I think it is recommended to also use opam switch set-base
after that, but I don’t use it in my workflow so I don’t remember exactly the right arguments (without set-base
, it will consider your compiler like a regular package and will prompt you to upgrade it everytime your git repo is updated, while with set-base
it will not upgrade it unless you ask for it explicitly by passing the --unlock-base
option).
1 Like
It turns out I have a need to do this very thing, in order to work on a couple of pretty-printing bugs in the base compiler. Do you have a script you could paste, that I could use? I confess that opam, while incredibly useful, is a bit of a black-box to me, and after a few tries to get this working (along the lines of your suggestion) I’m not making any progress.
Normally I’d just unpack a compiler-tree and build it manually, but if there were a way to do it with opam, that would be very, very nice.

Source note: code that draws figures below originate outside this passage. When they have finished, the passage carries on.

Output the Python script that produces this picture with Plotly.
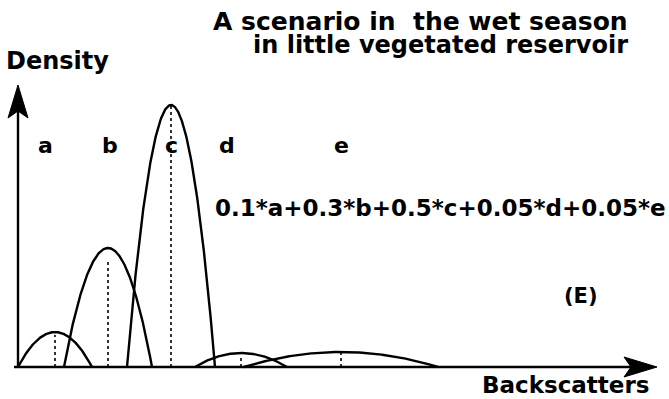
import numpy as np
import plotly.graph_objects as go

# Component backscatter distributions of the mixture
labels = ["a", "b", "c", "d", "e"]
weights = [0.1, 0.3, 0.5, 0.05, 0.05]
peak_pos = [55, 108, 171, 241, 341]        # backscatter value at each peak
peak_density = [35, 119, 262, 14, 15]      # density at each peak
half_width = [37, 44, 44, 46, 97]          # half-width of each hump at zero density
guide_top = [32, 105, 262, 10, 15]         # top of the dotted guide under each peak
label_x = [45, 110, 171, 227, 341]         # where each component letter sits
label_y = 222

W, H = 669, 399
BASE = 367          # pixel row of the zero-density line
X_RANGE = [0, W]
Y_RANGE = [BASE - H, BASE]

BOLD = dict(family="DejaVu Sans", color="black", weight="bold")

fig = go.Figure()

# humps
for m, h, w in zip(peak_pos, peak_density, half_width):
    x = np.linspace(m - w, m + w, 241)
    y = h * (1 - ((x - m) / w) ** 2)
    fig.add_trace(go.Scatter(x=x, y=y, mode="lines",
                             line=dict(color="black", width=2.4),
                             hoverinfo="skip", showlegend=False))

# dotted guides at peaks
for m, t in zip(peak_pos, guide_top):
    fig.add_trace(go.Scatter(x=[m, m], y=[0, t], mode="lines",
                             line=dict(color="black", width=1.6, dash="dot"),
                             hoverinfo="skip", showlegend=False))

# axes with filled arrowheads
x_axis = dict(start=(14, 0), tip=(657, 0))
y_axis = dict(start=(18, 0), tip=(18, 282))
head_len, head_half, notch = 33, 10, 7

for ax in (x_axis, y_axis):
    (x0, y0), (x1, y1) = ax["start"], ax["tip"]
    d = np.array([x1 - x0, y1 - y0], dtype=float)
    d /= np.linalg.norm(d)
    n = np.array([-d[1], d[0]])
    tip = np.array([x1, y1], dtype=float)
    back = tip - d * head_len
    notch_pt = tip - d * (head_len - notch)
    fig.add_trace(go.Scatter(x=[x0, notch_pt[0]], y=[y0, notch_pt[1]], mode="lines",
                             line=dict(color="black", width=2.4),
                             hoverinfo="skip", showlegend=False))
    poly = [tip, back + n * head_half, notch_pt, back - n * head_half, tip]
    fig.add_trace(go.Scatter(x=[p[0] for p in poly], y=[p[1] for p in poly],
                             mode="lines", fill="toself", fillcolor="black",
                             line=dict(color="black", width=1),
                             hoverinfo="skip", showlegend=False))

ann = []
for lab, lx in zip(labels, label_x):
    ann.append(dict(x=lx, y=label_y, text=lab, showarrow=False,
                    font=dict(BOLD, size=22), xanchor="center", yanchor="middle"))

formula = "+".join(f"{w:g}*{l}" for w, l in zip(weights, labels))
ann += [
    dict(x=630, y=346, text="A scenario in  the wet season", showarrow=False,
         font=dict(BOLD, size=25), xanchor="right", yanchor="middle"),
    dict(x=630, y=322, text="in little vegetated reservoir", showarrow=False,
         font=dict(BOLD, size=24), xanchor="right", yanchor="middle"),
    dict(x=4, y=306, text="Density", showarrow=False,
         font=dict(BOLD, size=24), xanchor="left", yanchor="middle"),
    dict(x=651, y=-18, text="Backscatters", showarrow=False,
         font=dict(BOLD, size=23), xanchor="right", yanchor="middle"),
    dict(x=213, y=159, text=formula, showarrow=False,
         font=dict(BOLD, size=23), xanchor="left", yanchor="middle"),
    dict(x=581, y=71, text="(E)", showarrow=False,
         font=dict(BOLD, size=21), xanchor="center", yanchor="middle"),
]

fig.update_layout(
    width=W, height=H,
    margin=dict(l=0, r=0, t=0, b=0),
    paper_bgcolor="white", plot_bgcolor="white",
    xaxis=dict(range=X_RANGE, visible=False, fixedrange=True),
    yaxis=dict(range=Y_RANGE, visible=False, fixedrange=True),
    annotations=ann,
    showlegend=False,
)

fig.write_html("out.html", config=dict(displayModeBar=False))
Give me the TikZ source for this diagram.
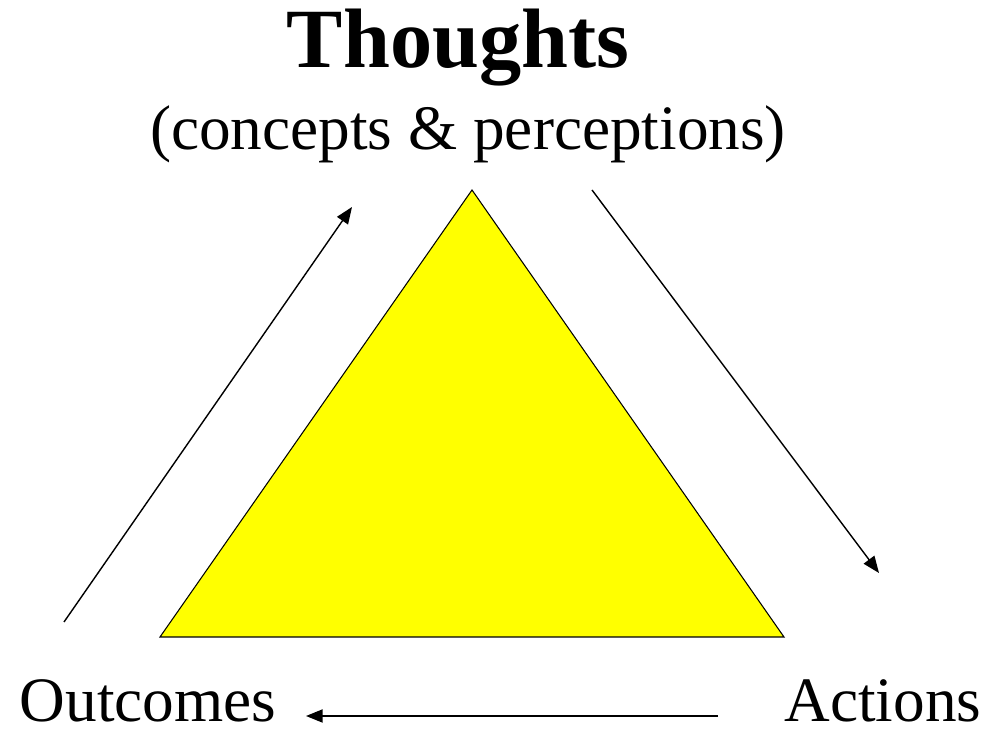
\documentclass[tikz,border=0pt]{standalone}
\usepackage{fontspec}
\setmainfont{Liberation Serif}
\usetikzlibrary{arrows.meta, positioning}
\definecolor{triyellow}{RGB}{255,255,0}

\begin{document}
\begin{tikzpicture}[x=0.02cm, y=-0.02cm,
      title/.style={anchor=base, inner sep=0pt, font=\fontsize{48}{56}\selectfont\bfseries},
      label/.style={anchor=base, inner sep=0pt, font=\fontsize{36}{42}\selectfont},
      arrow/.style={-{Triangle[length=9.5pt, width=7.5pt]}, line width=0.8pt},
      tri/.style={draw=black, line width=0.6pt, fill=triyellow}
    ]
    \useasboundingbox (0,0) rectangle (988,732);

    % text
    \node[title] (thoughts) at (458,68) {Thoughts};
    \node[label] (concepts) at (468,150) {(concepts \& perceptions)};
    \node[label] (outcomes) at (148,722) {Outcomes};
    \node[label] (actions) at (883,722) {Actions};

    % triangle
    \coordinate (top) at (472,190);
    \coordinate (left) at (160,637);
    \coordinate (right) at (784,637);
    \draw[tri] (top) -- (right) -- (left) -- cycle;

    % cycle arrows
    \coordinate (up0) at (64,622);
    \coordinate (up1) at (352,207);
    \coordinate (dn0) at (592,190);
    \coordinate (dn1) at (879,573);
    \coordinate (bk0) at (718,716);
    \coordinate (bk1) at (306,716);
    \foreach \a/\b in {up0/up1, dn0/dn1, bk0/bk1}
      \draw[arrow] (\a) -- (\b);
  \end{tikzpicture}
\end{document}
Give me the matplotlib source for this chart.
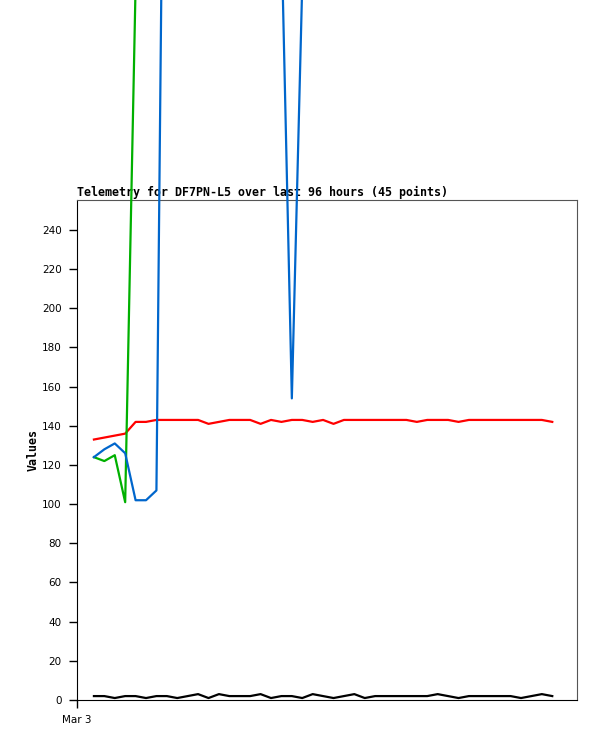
import matplotlib
matplotlib.use("Agg")
import matplotlib.pyplot as plt
import pandas as pd

# 45 telemetry samples, one every 2 hours starting Mar 3 03:15
times = pd.date_range("2024-03-03 03:15", periods=45, freq="2h")

red = [133, 134, 135, 136, 142, 142, 143, 143, 143, 143,
       143, 141, 142, 143, 143, 143, 141, 143, 142, 143,
       143, 142, 143, 141, 143, 143, 143, 143, 143, 143,
       143, 142, 143, 143, 143, 142, 143, 143, 143, 143,
       143, 143, 143, 143, 142]
green = [124, 122, 125, 101, 365, 380, 380, 380, 380, 380,
         380, 380, 380, 380, 380, 380, 380, 380, 380, 380,
         380, 380, 380, 380, 380, 380, 380, 380, 380, 380,
         380, 380, 380, 380, 380, 380, 380, 380, 380, 380,
         380, 380, 380, 380, 380]
blue = [124, 128, 131, 126, 102, 102, 107, 650, 600, 600,
        600, 600, 600, 600, 600, 600, 600, 600, 392, 154,
        366, 600, 600, 600, 600, 600, 600, 600, 600, 600,
        600, 600, 600, 600, 600, 600, 600, 600, 600, 600,
        600, 600, 600, 600, 600]
black = [2, 2, 1, 2, 2, 1, 2, 2, 1, 2,
         3, 1, 3, 2, 2, 2, 3, 1, 2, 2,
         1, 3, 2, 1, 2, 3, 1, 2, 2, 2,
         2, 2, 2, 3, 2, 1, 2, 2, 2, 2,
         2, 1, 2, 3, 2]

y_ticks = list(range(0, 241, 20))
x_start = pd.Timestamp("2024-03-03 00:00")
x_end = pd.Timestamp("2024-03-07 00:00")

fig = plt.figure(figsize=(5.97, 7.41), dpi=100)
ax = fig.add_axes([77 / 597, 1 - 700 / 741, 500 / 597, 500 / 741])

series = [(red, "#ff0000"), (green, "#00b000"), (blue, "#0066cc"), (black, "#000000")]
for values, color in series:
    ax.plot(times, values, color=color, linewidth=1.6, clip_on=False, zorder=5)

ax.set_xlim(x_start, x_end)
ax.set_ylim(0, 255.3)
ax.set_yticks(y_ticks)
ax.set_xticks([x_start])
ax.set_xticklabels(["Mar 3"])

ax.tick_params(axis="both", direction="out", length=6, width=1, labelsize=7.5,
               pad=5, colors="black")
ax.spines["top"].set_color("#555555")
ax.spines["right"].set_color("#555555")

ax.set_title("Telemetry for DF7PN-L5 over last 96 hours (45 points)",
             loc="left", fontsize=8.35, fontweight="bold",
             family="DejaVu Sans Mono", pad=3)
ax.set_ylabel("Values", fontsize=8.35, fontweight="bold",
              family="DejaVu Sans Mono", labelpad=2)

fig.savefig("out.png", dpi=100)
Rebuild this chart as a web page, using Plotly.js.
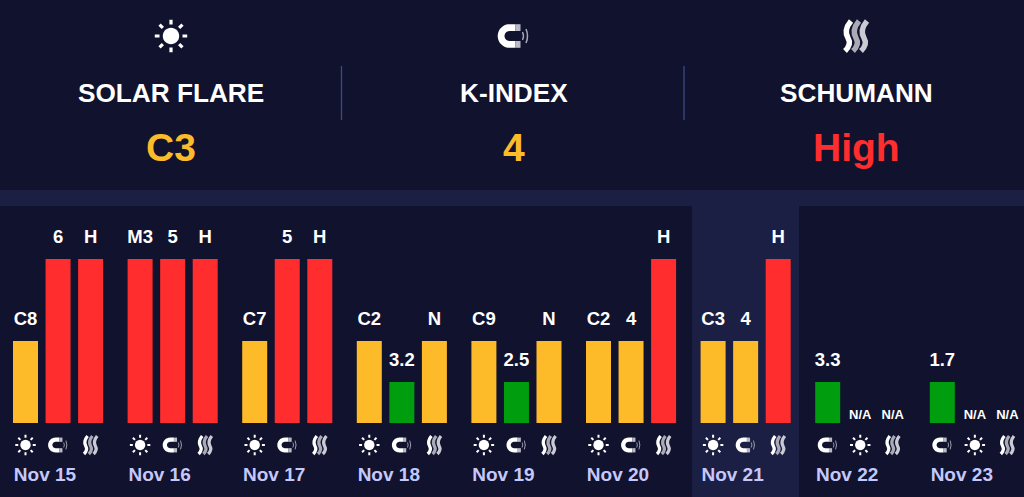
<!DOCTYPE html>
<html><head><meta charset="utf-8">
<script src="https://cdn.plot.ly/plotly-3.0.1.min.js"></script>
<style>html,body{margin:0;padding:0;background:#10122e;overflow:hidden}#c{width:1024px;height:497px}</style>
</head><body><div id="c"></div>
<script>
const days = ["Nov 15","Nov 16","Nov 17","Nov 18","Nov 19","Nov 20","Nov 21","Nov 22","Nov 23"];
const flareLabels = ["C8","M3","C7","C2","C9","C2","C3","N/A","N/A"];
const flareLevels = [2,4,2,2,2,2,2,0,0];
const flareSlots = [0,0,0,0,0,0,0,1,1];
const kLabels = ["6","5","5","3.2","2.5","4","4","3.3","1.7"];
const kLevels = [4,4,4,1,1,2,2,1,1];
const kSlots = [1,1,1,1,1,1,1,0,0];
const schumannLabels = ["H","H","H","N","N","H","H","N/A","N/A"];
const schumannLevels = [4,4,4,2,2,4,4,0,0];
const schumannSlots = [2,2,2,2,2,2,2,2,2];
const headerTitles = ["SOLAR FLARE","K-INDEX","SCHUMANN"];
const headerValues = ["C3","4","High"];
const headerColors = ["#fdbb2a","#fdbb2a","#ff2d2d"];
const headerIcons = ["sun","magnet","waves"];
const levelColors = {0:"#10122e",1:"#009e0f",2:"#fdbb2a",4:"#ff2d2d"};

const W=1024,H=497,BASE=423,UNIT=41,DAY=114.6,SLOT=32.55/114.6,BG="#10122e",BAND="#1c1f44",FF="Liberation Sans, Arial, sans-serif";
const px=p=>p/W, py=p=>(BASE-p)/BASE;
const xOf=(d,s)=>d+s*SLOT;
const xPaper=(d,s)=>(xOf(d,s)*DAY+25.5)/W;

function barTrace(name,labels,levels,slots){
  const x=days.map((_,i)=>xOf(i,slots[i]));
  return {type:"bar",name,x,y:levels,width:25/DAY,marker:{color:levels.map(l=>levelColors[l])},hoverinfo:"skip",showlegend:false};
}
function labelTrace(labels,levels,slots){
  return {type:"scatter",mode:"text",x:days.map((_,i)=>xOf(i,slots[i])),
    y:levels.map(l=>l>0?l+20.5/UNIT:7/UNIT),text:labels,textposition:"middle center",cliponaxis:false,
    textfont:{family:FF,color:"#ffffff",weight:"bold",size:labels.map(t=>t==="N/A"?13:18.5)},hoverinfo:"skip",showlegend:false};
}
const series=[[flareLabels,flareLevels,flareSlots,"Solar flare"],[kLabels,kLevels,kSlots,"K-index"],[schumannLabels,schumannLevels,schumannSlots,"Schumann"]];
const traces=[];
series.forEach(s=>{traces.push(barTrace(s[3],s[0],s[1],s[2]));traces.push(labelTrace(s[0],s[1],s[2]));});

function arc(cx,cy,r,a0,a1,n){const o=[];for(let i=0;i<=n;i++){const a=(a0+(a1-a0)*i/n)*Math.PI/180;o.push([cx+r*Math.cos(a),cy+r*Math.sin(a)]);}return o;}
function poly(pts,k){return pts.map((p,i)=>(i?"L":"M")+(p[0]*k).toFixed(2)+","+(p[1]*k).toFixed(2)).join(" ")+" Z";}
function icon(kind,xv,yv,k){
  const base={xref:"paper",yref:"paper",xsizemode:"pixel",ysizemode:"pixel",xanchor:xv,yanchor:yv,layer:"above"};
  const out=[];
  const fill=(path,c)=>out.push(Object.assign({},base,{type:"path",path,fillcolor:c,line:{width:0}}));
  const stroke=(path,c,w)=>out.push(Object.assign({},base,{type:"path",path,fillcolor:"rgba(0,0,0,0)",line:{color:c,width:w*k}}));
  if(kind==="sun"){
    fill(poly(arc(0,0,8.2,0,360,32),k),"#ffffff");
    let p="";
    for(let i=0;i<8;i++){const a=i*Math.PI/4;const c=Math.cos(a),s=Math.sin(a);
      p+=`M${(11.5*c*k).toFixed(2)},${(11.5*s*k).toFixed(2)} L${(16.2*c*k).toFixed(2)},${(16.2*s*k).toFixed(2)} `;}
    stroke(p.trim(),"#ffffff",3.2);
  } else if(kind==="magnet"){
    const cx=-4,R=11.8,r=5;
    const pts=[[2,-R]].concat(arc(cx,0,R,-90,-270,24)).concat([[2,R],[2,r]]).concat(arc(cx,0,r,90,270,14)).concat([[2,-r]]);
    fill(poly(pts,k),"#ffffff");
    fill(poly([[2,-R],[7,-R],[7,-r],[2,-r]],k),"#b9bac6");
    fill(poly([[2,r],[7,r],[7,R],[2,R]],k),"#b9bac6");
    stroke(`M${9*k},${-4*k} Q${11*k},0 ${9*k},${4*k}`,"#a6a7b6",1.4);
    stroke(`M${12.5*k},${-7*k} Q${15.5*k},0 ${12.5*k},${7*k}`,"#a6a7b6",1.5);
  } else {
    [[-8,"#ffffff"],[0,"#a9aab6"],[8,"#c9cad4"]].forEach(([x,c])=>{
      stroke(`M${(x-3)*k},${-15*k} C${(x+1)*k},${-11*k} ${(x+3)*k},${-7*k} ${x*k},${-2*k} C${(x-3)*k},${3*k} ${(x-2)*k},${9*k} ${(x+3)*k},${15*k}`,c,5.4);
    });
  }
  return out;
}
const shapes=[
  {type:"rect",xref:"paper",yref:"paper",x0:0,x1:1,y0:py(190),y1:py(206),fillcolor:BAND,line:{width:0},layer:"below"},
  {type:"rect",xref:"paper",yref:"paper",x0:px(692),x1:px(799),y0:py(206),y1:py(497),fillcolor:BAND,line:{width:0},layer:"below"},
  {type:"line",xref:"paper",yref:"paper",x0:px(341.5),x1:px(341.5),y0:py(66),y1:py(120),line:{color:"#3e4a86",width:1.3}},
  {type:"line",xref:"paper",yref:"paper",x0:px(684),x1:px(684),y0:py(66),y1:py(120),line:{color:"#3e4a86",width:1.3}}
];
const centers=[171,513.5,856];
headerIcons.forEach((n,i)=>shapes.push(...icon(n,px(centers[i]),py(36),1)));
days.forEach((_,i)=>{
  shapes.push(...icon("sun",xPaper(i,flareSlots[i]),py(445),0.63));
  shapes.push(...icon("magnet",xPaper(i,kSlots[i]),py(445),0.63));
  shapes.push(...icon("waves",xPaper(i,schumannSlots[i]),py(445),0.6));
});
const annotations=[];
headerTitles.forEach((t,i)=>{
  annotations.push({xref:"paper",yref:"paper",x:px(centers[i]),y:py(92.5),text:"<b>"+t+"</b>",showarrow:false,xanchor:"center",yanchor:"middle",font:{family:FF,size:26.2,color:"#ffffff"}});
  annotations.push({xref:"paper",yref:"paper",x:px(centers[i]),y:py(147.5),text:"<b>"+headerValues[i]+"</b>",showarrow:false,xanchor:"center",yanchor:"middle",font:{family:FF,size:39,color:headerColors[i]}});
});
const layout={width:W,height:H,margin:{l:0,r:0,t:0,b:H-BASE,pad:0},paper_bgcolor:BG,plot_bgcolor:"rgba(0,0,0,0)",
  barmode:"overlay",showlegend:false,shapes,annotations,
  xaxis:{range:[-25.5/DAY,(W-25.5)/DAY],tickmode:"array",tickvals:days.map((_,i)=>i+19.5/DAY),ticktext:days,
    showgrid:false,zeroline:false,showline:false,ticks:"",ticklabelstandoff:38,fixedrange:true,
    tickfont:{family:FF,size:19,color:"#c5c8fb",weight:"bold"}},
  yaxis:{range:[0,BASE/UNIT],visible:false,fixedrange:true}};
Plotly.newPlot("c",traces,layout,{displayModeBar:false,staticPlot:true});
</script></body></html>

If you want to rely on opam to fetch the sources for you, there’s a command for that (opam source
) but unfortunately it will only fetch an archive of the sources, which will be inconvenient when you want to submit your patches upstream.
Otherwise, @dbuenzli’s link should have the commands you need. If it still doesn’t work for you, please detail what steps you took, what you expected, and what you got, and I’ll try to help you fix the problems.
You forgot about opam source --dev
which clones you directly the repo there for you.
I was under the impression that the compiler’s opam files did not define a dev-repo
field, so this wouldn’t work on the compiler itself.
1 Like
Oh, lovely! Thank you! I had searched the opam documentation, but didn’t think to search the ocaml not-the-manual-but-still-docs.
Yes, it is indeed working, as predicted.